En parallèle d’autres témoins ont fait remarquer « la mauvaise qualité des en-têtes, l’absence de précision sur le titre du directeur des renseignements, intérieurs ou extérieurs, l’absence de mention du lieu de la réunion, des erreurs d’orthographe ».
Les déclarations de Moussa Koussa sur cette note ont, elles, été confuses, notamment lorsqu’il a dit en audition : « Le contenu n’est pas faux mais la signature est fausse (…). Son origine, son contenu c’est ça. Le contenu de ce document c’est ça qui est dangereux. C’est à vous de savoir si c’est un faux ou un vrai. Je ne vous ai pas dit que c’était faux ou pas faux. »
Par ailleurs, la date du 6 octobre changée de nombreuses fois, suscite aussi des questions, alors qu’il apparaît par ailleurs impossible que Brice Hortefeux se soit rendu ce jour-là en Libye. L’ancien ministre était vraisemblablement à Clermont-Ferrand. Finalement dans l’ordonnance de non-lieu, les magistrats ont estimé qu’il n’était pas possible « d’établir si le document était un faux matériel ».
Mediapart se défend
Mediapart a réagi cette fin de semaine, via notamment sa directrice de la rédaction Carine Fouteau, en faisant part de son étonnement, rappelant que par trois fois la justice a écarté l’hypothèse d’un faux. Et de rappeler dans un article qu’entre « 1969, date de l’accession au pouvoir de Kadhafi, et 2007, la Libye a changé quatre fois de type de calendrier, et les erreurs dans les conversions de dates en calendrier chrétien dans les documents officiels libyens sont fréquentes ».
Le média défend par ailleurs avoir fait « toutes les vérifications et authentifications nécessaires ». « Il serait suicidaire pour un média de diffuser un document d’une telle importance s’il se révélait un jour falsifié », insiste encore le journal d’investigation en ligne, rappelant qu’il « sait qui lui a transmis le document et pourquoi », et qu’il y a par ailleurs des éléments qu’il ne peut pas révéler « en raison du secret des sources ». La rédaction rappelle que la note n’a pas lancé l’affaire libyenne, puisque des articles avaient déjà été publiés sur les soupçons de financements libyens avant.
Le journaliste Fabrice Arfi, insiste lui : ce document a permis de révéler que Brice Hortefeux avait rencontré le terroriste Abdallah Senoussi en Libye. L’ancien ministre ayant lui-même reconnu un voyage en Libye en 2005, bien qu’il dénonce un guet-apens organisé par Ziad Takieddine.

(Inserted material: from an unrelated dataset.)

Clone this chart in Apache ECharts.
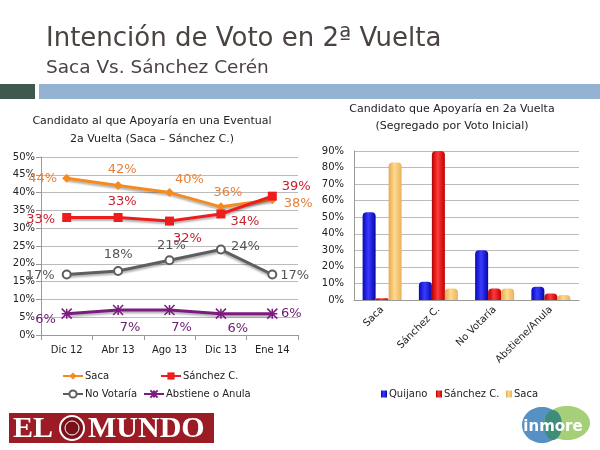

Dans son interview, Nicolas Sarkozy fait de cette note une pièce centrale du jugement sauf que Nathalie Gavarino a bien précisé jeudi que la note n’avait pas été prise en compte par les magistrats dans leurs réquisitions, et que le tribunal n’en a pas tenu compte non plus. C’est bien donc que sa condamnation repose sur d’autres éléments.